President Trump has touched down in Singapore ahead of his much-anticipated meeting with North Korean dictator Kim Jong-un. The summit, which will take place tomorrow, will commence with a one-on-one meeting between two leaders who, just last year, resorted to name-calling and nuclear threats.
Extraordinarily, despite a last-minute cancellation issued by President Trump last month, the meeting is finally set to happen Tuesday.
There is a huge amount on the table. The ultimate hope for the meeting is that the North Korean regime will secure its commitment to a complete nuclear disarmament program and focus on developing its economy — something that Kim Jong-un himself has said to be very open to.
A long-lasting peace agreement regarding the Korean peninsula will also be high on the agenda, building on a historic meeting between Jong-un and South Korean president Moon Jae-in at which the men crossed over into each other’s territories. It was an extraordinary moment of diplomatic progress.
But the road to this historic summit has not come without its significant political hurdles. In mid-May, North Korea abruptly canceled a high-level meeting with the South, citing concerns about American-South Korean military exercises in the peninsula region. Then, when Vice President Mike Pence suggested that North Korea would be forced to adopt the “Libyan model” if Kim Jong-un doesn’t make a deal with Trump over his denuclearization program, he was met with harsh rebuke from the communist nation. Libyan dictator Muammar Qaddafi abandoned his quest to develop nuclear weapons in 2003 before being ousted by UN-sanctioned NATO airstrikes, and subsequently killed, in 2011.
When pressed about the “Libyan model,” which was suggested as a resolution to the North Korean diplomatic problem by U.S. National Security Adviser, John Bolton, Pence refused to acknowledge this was a threat, instead responding, “I think it’s more of a fact.” This sparked fury from the North Korea, who labeled Pence a “political dummy,” according to CNN.

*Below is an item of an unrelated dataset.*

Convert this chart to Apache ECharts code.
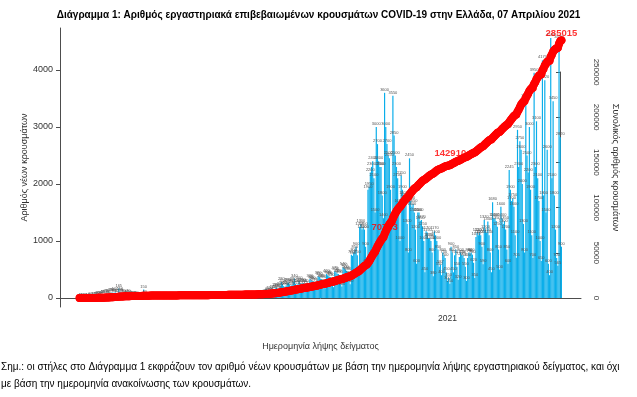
<!DOCTYPE html>
<html>
<head>
<meta charset="utf-8">
<script src="https://cdn.jsdelivr.net/npm/echarts@6/dist/echarts.min.js"></script>
<style>
html, body { margin: 0; padding: 0; background: #fff; }
#main { width: 637px; height: 397px; }
</style>
</head>
<body>
<div id="main"></div>
<script>
// ημερήσια νέα κρούσματα ανά ημερομηνία λήψης δείγματος (από 26/2/2020)
var firstDay = '2020-02-26';
var axisStart = '2020-02-10';
var axisDays = 439;
var feb2020 = [1, 2, 1, 3];
var mar2020 = [3, 2, 1, 4, 8, 12, 10, 8, 18, 22, 20, 30, 38, 30, 25, 48, 55, 60, 70, 75, 60, 55, 85, 90, 95, 80, 100, 70, 65, 165, 110];
var apr2020 = [95, 80, 70, 55, 40, 60, 70, 55, 45, 40, 30, 25, 35, 30, 28, 25, 20, 15, 20, 150, 60, 20, 15, 12, 10, 12, 15, 10, 12, 10];
var may2020 = [8, 10, 12, 6, 9, 15, 20, 12, 10, 8, 6, 18, 14, 10, 8, 5, 12, 20, 15, 9, 7, 6, 11, 8, 4, 3, 10, 14, 9, 12, 10];
var jun2020 = [5, 8, 10, 12, 6, 4, 7, 15, 20, 18, 12, 8, 25, 10, 15, 20, 30, 22, 18, 12, 9, 14, 20, 25, 18, 15, 22, 30, 17, 12];
var jul2020 = [14, 12, 20, 18, 15, 10, 22, 25, 30, 18, 14, 20, 28, 35, 40, 22, 18, 25, 30, 35, 20, 16, 25, 28, 40, 45, 38, 35, 55, 60, 70];
var aug2020 = [75, 90, 110, 120, 95, 85, 140, 150, 170, 180, 160, 130, 200, 280, 250, 210, 190, 220, 260, 270, 240, 200, 230, 280, 340, 250, 210, 240, 300, 260, 220];
var sep2020 = [260, 250, 240, 220, 180, 120, 330, 320, 300, 290, 270, 220, 150, 380, 370, 340, 330, 310, 250, 170, 420, 400, 380, 370, 350, 280, 190, 470, 450, 430];
var oct2020 = [420, 400, 300, 200, 540, 520, 500, 480, 460, 380, 240, 760, 740, 800, 850, 900, 750, 450, 1250, 1300, 1200, 1250, 1200, 900, 600, 1900, 1950, 2200, 2300, 2400, 2100];
var nov2020 = [1500, 3000, 2700, 2400, 2300, 2300, 1800, 1400, 3600, 3000, 2700, 2500, 2450, 1900, 1300, 3550, 2850, 2500, 2300, 2100, 1650, 1000, 2150, 1900, 1800, 1750, 1650, 1300, 800, 2450];
var dec2020 = [1700, 1600, 1650, 1500, 1200, 600, 1500, 1500, 1350, 1370, 1250, 1000, 450, 1170, 1150, 1050, 1050, 1000, 800, 380, 1170, 1100, 1000, 850, 550, 587, 400, 800, 750, 700, 450];
var jan2021 = [300, 350, 250, 900, 800, 450, 750, 850, 550, 320, 720, 800, 750, 750, 700, 550, 300, 700, 800, 780, 800, 760, 620, 350, 1070, 1150, 1100, 1150, 1100, 900, 590];
var feb2021 = [1370, 1200, 1150, 1340, 1100, 800, 450, 1680, 1400, 1400, 1350, 1250, 850, 500, 1600, 1400, 1300, 1350, 1200, 850, 600, 2245, 1900, 1700, 1750, 1600, 1100, 705];
var mar2021 = [2950, 2300, 2750, 2600, 2000, 1300, 800, 3500, 2500, 2200, 3000, 1900, 1100, 700, 3950, 2300, 3100, 2100, 1700, 1000, 650, 4170, 1800, 3820, 1500, 2600, 600, 400, 4560, 2100, 3450];
var apr2021 = [1800, 1200, 700, 565, 4520, 2820, 900];

var leftTicks = [0, 1000, 2000, 3000, 4000];
var yearTickDay = '2021-01-01';
var totalLabelDays = ['2020-11-09', '2020-12-26', '2021-04-07'];

var daily = [].concat(feb2020, mar2020, apr2020, may2020, jun2020, jul2020, aug2020,
	sep2020, oct2020, nov2020, dec2020, jan2021, feb2021, mar2021, apr2021);

// ημερομηνίες άξονα
var days = [];
var t0 = Date.parse(axisStart + 'T00:00:00Z');
for (var i = 0; i < axisDays; i++) {
	days.push(new Date(t0 + i * 86400000).toISOString().slice(0, 10));
}
var offset = days.indexOf(firstDay);

var barData = days.map(function(d, i) {
	var v = daily[i - offset];
	return v === undefined ? null : v;
});

// συνολικός αριθμός (αθροιστικά)
var total = 0;
var cumData = barData.map(function(v) {
	if (v === null) return null;
	total += v;
	return total;
});
// ετικέτες του συνολικού αριθμού, πάνω από τη γραμμή
var labelOffsets = [[0, 0], [10, -8], [0, 0]];
var cumLabels = days.map(function(d, i) {
	var k = totalLabelDays.indexOf(d);
	if (k < 0) return null;
	return { value: cumData[i], label: { offset: labelOffsets[k] } };
});

var axisColor = '#4d4d4d';
var font = 'Liberation Sans';
var plain = function(v) { return String(v); };

var myChart = echarts.init(document.getElementById('main'));
var option = {
	animation: false,
	title: {
		text: 'Διάγραμμα 1: Αριθμός εργαστηριακά επιβεβαιωμένων κρουσμάτων COVID-19 στην Ελλάδα, 07 Απριλίου 2021',
		left: 'center',
		top: 5,
		textStyle: { fontSize: 10, fontWeight: 'bold', color: '#000', fontFamily: font }
	},
	grid: [
		{ left: 60, right: 56, top: 28, bottom: 90 },
		{ left: 560, right: 56, top: 72, bottom: 99 }
	],
	xAxis: [{
		type: 'category',
		data: days,
		boundaryGap: true,
		axisLine: { lineStyle: { color: axisColor } },
		axisTick: {
			alignWithLabel: true,
			length: 5,
			lineStyle: { color: axisColor },
			interval: function(idx, val) { return val === yearTickDay; }
		},
		axisLabel: {
			interval: function(idx, val) { return val === yearTickDay; },
			formatter: function(val) { return val.slice(0, 4); },
			fontSize: 8.5,
			color: '#333',
			fontFamily: font,
			margin: 7
		},
		name: 'Ημερομηνία λήψης δείγματος',
		nameLocation: 'middle',
		nameGap: 35,
		nameTextStyle: { fontSize: 9, color: '#333', fontFamily: font }
	}, {
		gridIndex: 1,
		type: 'value',
		show: false
	}],
	yAxis: [{
		type: 'value',
		min: -158,
		max: 4737,
		axisLine: { show: true, lineStyle: { color: axisColor } },
		axisTick: { show: true, length: 4, customValues: leftTicks, lineStyle: { color: axisColor } },
		axisLabel: { customValues: leftTicks, formatter: plain, fontSize: 9, color: '#333', fontFamily: font, margin: 7 },
		splitLine: { show: false },
		name: 'Αριθμός νέων κρουσμάτων',
		nameLocation: 'middle',
		nameGap: 31,
		nameMoveOverlap: false,
		nameTextStyle: { fontSize: 9, color: '#333', fontFamily: font }
	}, {
		type: 'value',
		position: 'right',
		min: -9956,
		max: 298672,
		axisLine: { show: false },
		axisTick: { show: false },
		axisLabel: { show: false },
		splitLine: { show: false },
		name: 'Συνολικός αριθμός κρουσμάτων',
		nameLocation: 'middle',
		nameGap: 30,
		nameRotate: -90,
		nameMoveOverlap: false,
		nameTextStyle: { fontSize: 9, color: '#333', fontFamily: font }
	}, {
		gridIndex: 1,
		type: 'value',
		position: 'right',
		min: 0,
		max: 250000,
		interval: 50000,
		axisLine: { show: true, lineStyle: { color: axisColor } },
		axisTick: { show: true, inside: true, length: 4, lineStyle: { color: axisColor } },
		axisLabel: { rotate: -90, formatter: plain, fontSize: 8, color: '#333', fontFamily: font, margin: 11 },
		splitLine: { show: false }
	}],
	series: [{
		name: 'Νέα κρούσματα',
		type: 'bar',
		data: barData,
		barCategoryGap: '0%',
		itemStyle: { color: '#0aaeea' },
		label: {
			show: true,
			position: 'top',
			distance: 1,
			fontSize: 4,
			color: '#555',
			fontFamily: font
		}
	}, {
		name: 'Συνολικός αριθμός',
		type: 'line',
		yAxisIndex: 1,
		data: cumData,
		symbol: 'circle',
		symbolSize: 8,
		showAllSymbol: true,
		itemStyle: { color: '#ff0000' },
		lineStyle: { color: '#ff0000', width: 8, cap: 'round', join: 'round' },
		z: 5
	}, {
		name: 'Ετικέτες',
		type: 'scatter',
		yAxisIndex: 1,
		data: cumLabels,
		symbolSize: 0,
		silent: true,
		z: 10,
		label: {
			show: true,
			position: 'top',
			distance: 2,
			color: '#ff0000',
			fontWeight: 'bold',
			fontSize: 9.5,
			fontFamily: font
		}
	}],
	graphic: [{
		type: 'text',
		left: 1,
		top: 359,
		style: {
			text: 'Σημ.: οι στήλες στο Διάγραμμα 1 εκφράζουν τον αριθμό νέων κρουσμάτων με βάση την ημερομηνία λήψης εργαστηριακού δείγματος, και όχι\nμε βάση την ημερομηνία ανακοίνωσης των κρουσμάτων.',
			fontSize: 10,
			lineHeight: 17,
			fill: '#000',
			fontFamily: font
		}
	}]
};
myChart.setOption(option);
</script>
</body>
</html>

“As a person involved in the U.S. affairs, I cannot suppress my surprise at such ignorant and stupid remarks gushing out from the mouth of the U.S. vice president,” said Choe Son Hui, a vice-minister in the North Korean Foreign Ministry, in response to the VP’s comments.
“Whether the U.S. will meet us at a meeting room or encounter us at nuclear-to-nuclear showdown is entirely dependent upon the decision and behavior of the United States,” Hui added. Following these remarks, President Trump said he would be pulling out of the summit, citing the North’s tremendous anger and open hostility.”
Then, on June 1 following a meeting with North Korean envoy Kim Yong Chol at the White House, Trump announced that the meeting was back on for June 12.
The level of diplomatic success that could be yielded from such a staggeringly rare political meeting is nothing short of monumental. But the reality could be very different. Kim Jong-un is a brutal dictator with a reputation for being highly impulsive and wildly unpredictable. One thing is for sure, though, there will be plenty of discussion about those “nukes.”
“The best possible outcome I see for this summit is a general outline of an agreement that identifies denuclearization as the end goal of a process to be determined,” said Suzanne DiMaggio, a senior fellow at the think tank New America who facilitated the Trump administration’s first talks with North Korea in 2017, as reported by ABC News.
The next step on the road to better lines of diplomatic communication between the adversaries, DiMaggio said, would be the sending of North Korean diplomats to Washington and U.S. Diplomats to Pyongyang. This “would be a real demonstration of a commitment to this process, that could be done quite easily and, at the same time, have the practical point of solidifying the channels of communications as well,” she added.
Many in the Korean American Christian community are hopeful that some good will come out of the landmark meetings.
“God is answering our prayers,” said Christine Colligan, co-president of the Korean American Parents Association of Greater New York, as reported by NBC News.
“If at a minimum we can, out of this summit, establish some sort of presence in North Korea, where we allow the older generation that have been separated to be reunited, I think when the world sees that there are people on the ground that have been separated for decades, family members, that is the type of people-to-people diplomacy that would be very effective,” said Assemblyman Ron Kim, a Democrat and New York’s only Korean-American state legislator.
“It takes multiple administrations, timing, the right stakeholders,” the assemblyman added. “I think South Korean President Moon played a tremendous role in facilitating the right environment for diplomacy.”
South Korean president Moon has said that the “fate and the future of the Korean Peninsula hinge” on the meeting in Singapore. If that is not a call to prayer, I don’t know what is! Make no mistake about it, this is a big deal.